まるで外国? 日本最大・最強の石造集落は伊豆諸島「新島」にあった
東京から約160km南に位置する新島の本村地区は、数多くの石造集落が存在しています。そのヒントとなるのがコーガ石。いったい何でしょうか。紀行作家の斎藤潤さんが解説します。
東京から約160km南にある新島
伊豆諸島のひとつで、東京から約160km南に位置する新島(東京都新島村)の本村(ほんそん)地区は、「日本最大にして最強の石造集落」である――。こう言い切ると、首をかしげる人も多いと思います。特に、新島に行ったことがある人ほど、不思議な思いをするのではないでしょうか。
「石造りの建物なんて、どこにそんなにたくさんあるんだ!」
そんな不満の声が聞こえてきそうです。
確かにヨーロッパの古い町のような石造りの家々を思い浮かべると、新島にはそれらしい重厚な建物は見当たりません。

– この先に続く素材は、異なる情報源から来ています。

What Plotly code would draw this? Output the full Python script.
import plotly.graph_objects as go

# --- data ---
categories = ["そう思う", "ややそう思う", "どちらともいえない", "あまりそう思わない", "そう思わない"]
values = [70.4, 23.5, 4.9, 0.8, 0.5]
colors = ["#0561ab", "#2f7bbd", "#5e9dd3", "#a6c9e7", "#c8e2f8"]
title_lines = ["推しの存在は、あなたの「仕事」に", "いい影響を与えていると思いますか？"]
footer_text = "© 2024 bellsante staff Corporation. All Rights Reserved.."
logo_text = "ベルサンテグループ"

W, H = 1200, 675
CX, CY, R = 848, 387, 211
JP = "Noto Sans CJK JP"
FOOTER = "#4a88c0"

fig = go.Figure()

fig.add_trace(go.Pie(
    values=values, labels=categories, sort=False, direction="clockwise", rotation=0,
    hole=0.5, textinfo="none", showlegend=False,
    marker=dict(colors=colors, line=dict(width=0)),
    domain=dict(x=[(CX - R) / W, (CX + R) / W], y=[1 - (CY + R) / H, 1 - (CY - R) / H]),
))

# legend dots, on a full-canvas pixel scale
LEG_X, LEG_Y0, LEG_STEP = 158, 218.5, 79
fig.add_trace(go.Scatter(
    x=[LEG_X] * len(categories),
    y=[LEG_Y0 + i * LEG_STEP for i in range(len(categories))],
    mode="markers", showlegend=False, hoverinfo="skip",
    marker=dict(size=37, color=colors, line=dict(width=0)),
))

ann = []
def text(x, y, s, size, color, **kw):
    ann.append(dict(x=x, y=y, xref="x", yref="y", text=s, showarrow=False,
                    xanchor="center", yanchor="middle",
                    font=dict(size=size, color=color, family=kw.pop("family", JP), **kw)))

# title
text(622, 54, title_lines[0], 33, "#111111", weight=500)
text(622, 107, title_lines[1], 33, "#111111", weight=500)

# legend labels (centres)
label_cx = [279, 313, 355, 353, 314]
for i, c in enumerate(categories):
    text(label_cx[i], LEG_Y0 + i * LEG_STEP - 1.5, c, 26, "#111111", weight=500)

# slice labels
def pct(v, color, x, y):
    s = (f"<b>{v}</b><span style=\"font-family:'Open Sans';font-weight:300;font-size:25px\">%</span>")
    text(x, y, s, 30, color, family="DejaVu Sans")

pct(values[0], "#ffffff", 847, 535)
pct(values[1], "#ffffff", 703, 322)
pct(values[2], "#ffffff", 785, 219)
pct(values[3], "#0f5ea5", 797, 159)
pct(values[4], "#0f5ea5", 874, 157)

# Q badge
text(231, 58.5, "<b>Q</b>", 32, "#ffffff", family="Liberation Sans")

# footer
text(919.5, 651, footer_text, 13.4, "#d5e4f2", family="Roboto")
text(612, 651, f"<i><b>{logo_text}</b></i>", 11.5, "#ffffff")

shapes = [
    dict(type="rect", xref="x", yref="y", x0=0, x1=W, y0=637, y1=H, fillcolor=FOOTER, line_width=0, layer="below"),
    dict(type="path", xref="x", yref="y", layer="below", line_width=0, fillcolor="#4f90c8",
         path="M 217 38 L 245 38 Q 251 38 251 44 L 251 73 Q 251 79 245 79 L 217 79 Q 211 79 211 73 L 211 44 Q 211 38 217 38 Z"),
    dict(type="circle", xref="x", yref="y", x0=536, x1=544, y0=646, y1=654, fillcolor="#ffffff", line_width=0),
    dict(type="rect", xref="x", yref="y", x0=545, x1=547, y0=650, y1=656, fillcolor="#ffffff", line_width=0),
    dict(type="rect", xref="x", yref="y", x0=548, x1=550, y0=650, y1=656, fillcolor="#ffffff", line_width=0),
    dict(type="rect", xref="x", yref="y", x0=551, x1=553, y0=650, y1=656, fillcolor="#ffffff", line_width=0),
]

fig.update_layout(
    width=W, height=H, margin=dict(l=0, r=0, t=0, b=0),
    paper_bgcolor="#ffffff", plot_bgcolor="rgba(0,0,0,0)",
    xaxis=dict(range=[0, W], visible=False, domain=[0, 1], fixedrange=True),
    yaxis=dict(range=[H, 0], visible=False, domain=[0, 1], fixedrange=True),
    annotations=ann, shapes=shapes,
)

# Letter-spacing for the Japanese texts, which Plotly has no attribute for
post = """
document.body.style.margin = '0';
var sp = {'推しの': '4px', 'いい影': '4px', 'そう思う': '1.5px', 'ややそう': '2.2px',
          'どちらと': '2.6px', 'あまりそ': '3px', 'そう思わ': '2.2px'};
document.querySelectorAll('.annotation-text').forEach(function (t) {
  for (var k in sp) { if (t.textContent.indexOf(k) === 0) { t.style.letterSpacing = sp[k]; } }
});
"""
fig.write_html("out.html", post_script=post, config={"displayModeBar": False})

観光客の目にまず入ってくる石と言えば、モヤイ像です。軽く柔らかそうな石でつくられたユニークな彫刻が、島のいたるところで出迎えてくれます。モヤイ像は渋谷駅にもあるので、それなら見たことがある人もいるでしょう。
集落内の建物に使われている天然石の正体
新島本村の集落をもう少し注意深く観察すると、ブロック塀やブロックを使った建物がたくさんあることに気づくでしょう。そうなんです。一見ブロックのようだけれど、実はどれも新島で採れたコーガ石という天然石なのです。

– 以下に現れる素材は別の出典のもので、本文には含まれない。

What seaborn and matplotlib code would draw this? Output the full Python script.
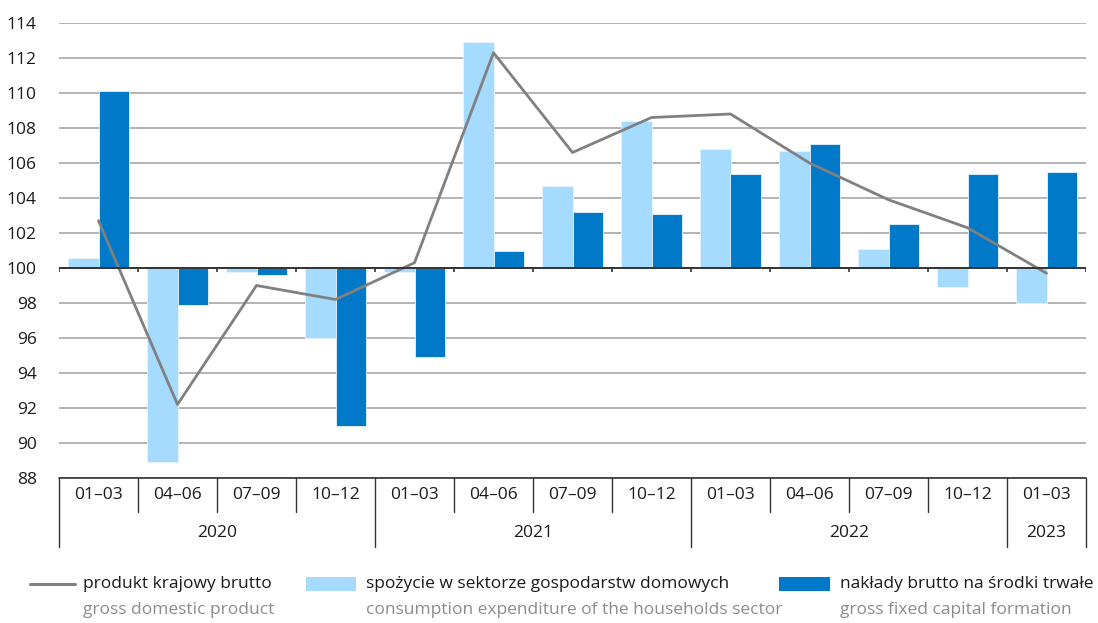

自然の産物なので、ブロックのように見えても色やきめや、かすかな模様などが、微妙に異なっています。場所によっては、ほぼ同じものをそろえていますが、わざと違いを際立たせるような使い方をしている箇所もあって、一度気になりだすと差異を探すのが面白くなり、いつの間にか引き込まれています。

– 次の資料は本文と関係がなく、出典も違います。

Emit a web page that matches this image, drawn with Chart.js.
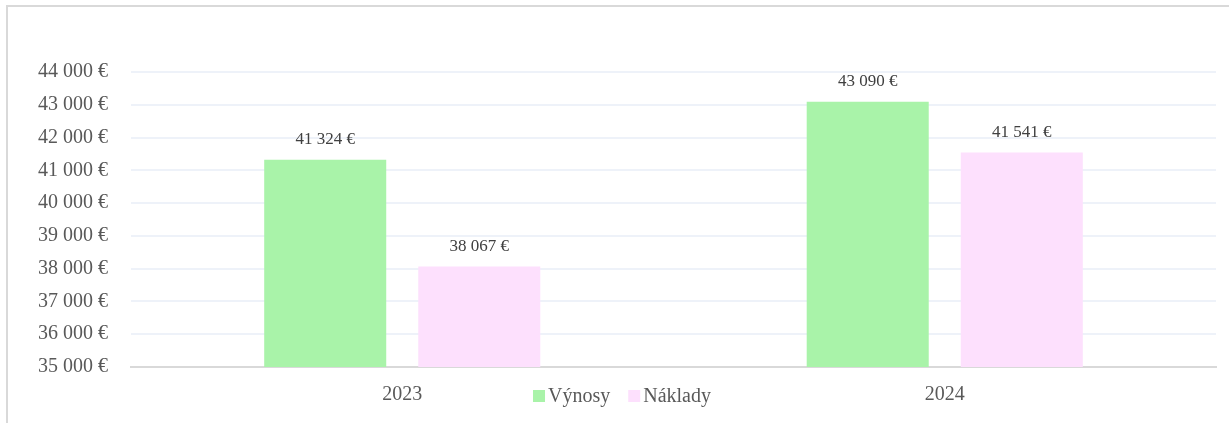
<!DOCTYPE html>
<html>
<head>
<meta charset="utf-8">
<script src="https://cdn.jsdelivr.net/npm/chart.js@4"></script>
<style>
  html, body { margin: 0; padding: 0; background: #fff; }
  canvas { display: block; }
</style>
</head>
<body>
<canvas id="grafico" width="1229" height="423"></canvas>
<script>
// ====== DADOS ======
const roky = ['2023', '2024'];
const vynosy = [41324, 43090];
const naklady = [38067, 41541];
const nazvySerii = ['Výnosy', 'Náklady'];
const barvy = ['#a9f3a9', '#fde0fd'];

// ====== FORMAT ======
function formatEur(v) {
  return String(v).replace(/\B(?=(\d{3})+(?!\d))/g, ' ') + ' €';
}

const fontSerif = '"Liberation Serif", "Times New Roman", serif';

// ====== PLUGINS ======
const ramecek = {
  id: 'ramecek',
  beforeDraw(chart) {
    const c = chart.ctx;
    c.save();
    c.strokeStyle = '#d9d9d9';
    c.lineWidth = 2;
    c.beginPath();
    c.moveTo(7, chart.height);
    c.lineTo(7, 6);
    c.lineTo(chart.width, 6);
    c.stroke();
    c.restore();
  }
};

const popisky = {
  id: 'popisky',
  afterDatasetsDraw(chart) {
    const c = chart.ctx;
    c.save();
    c.font = '17px ' + fontSerif;
    c.fillStyle = '#404040';
    c.textAlign = 'center';
    c.textBaseline = 'middle';
    chart.data.datasets.forEach((ds, i) => {
      chart.getDatasetMeta(i).data.forEach((bar, j) => {
        c.fillText(formatEur(ds.data[j]), bar.x, bar.y - 20);
      });
    });
    c.restore();
  }
};

const legenda = {
  id: 'legenda',
  afterDraw(chart) {
    const c = chart.ctx;
    c.save();
    c.font = '20px ' + fontSerif;
    c.textBaseline = 'alphabetic';
    const box = 12, gap = 3, mezera = 18;
    const sirky = nazvySerii.map(t => c.measureText(t).width);
    const celkem = sirky.reduce((a, w) => a + box + gap + w, 0) + mezera * (nazvySerii.length - 1);
    let x = 622 - celkem / 2;
    nazvySerii.forEach((t, i) => {
      c.fillStyle = barvy[i];
      c.fillRect(x, 390, box, box);
      x += box + gap;
      c.fillStyle = '#595959';
      c.fillText(t, x, 402);
      x += sirky[i] + mezera;
    });
    c.restore();
  }
};

// ====== GRAF ======
new Chart(document.getElementById('grafico').getContext('2d'), {
  type: 'bar',
  data: {
    labels: roky,
    datasets: [
      { label: nazvySerii[0], data: vynosy, backgroundColor: barvy[0] },
      { label: nazvySerii[1], data: naklady, backgroundColor: barvy[1] }
    ]
  },
  options: {
    responsive: false,
    animation: false,
    devicePixelRatio: 1,
    categoryPercentage: 0.568,
    barPercentage: 0.792,
    layout: { padding: { top: 72, right: 13, left: 0, bottom: 0 } },
    plugins: {
      legend: { display: false },
      tooltip: { enabled: false }
    },
    scales: {
      x: {
        grid: { display: false },
        border: { color: '#d9d9d9', width: 2 },
        ticks: { color: '#595959', font: { family: fontSerif, size: 20 }, padding: 8 },
        afterFit: s => { s.height = 56; }
      },
      y: {
        min: 35000,
        max: 44000,
        ticks: {
          stepSize: 1000,
          color: '#595959',
          font: { family: fontSerif, size: 20 },
          padding: 23,
          callback: v => formatEur(v)
        },
        grid: { color: '#eef2f9', lineWidth: 2, drawTicks: false },
        border: { display: false },
        afterFit: s => { s.width = 131; }
      }
    }
  },
  plugins: [ramecek, popisky, legenda]
});
</script>
</body>
</html>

コーガ石は岩石としての正式名は黒雲母流紋岩(くろうんも りゅうもんがん)といい、世界でも新島とイタリアのリパリ島だけでしか産出しない、極めて貴重な石です。
小さな気泡を含んだガラス質の石でとても軽いため、島では軽石と言われていました。また今は採れなくなってしまいましたが、昔は比重が0.8程度の、水に浮かぶものも取れたので、浮かぶ石を略して「かぶ石」とも呼ばれていました。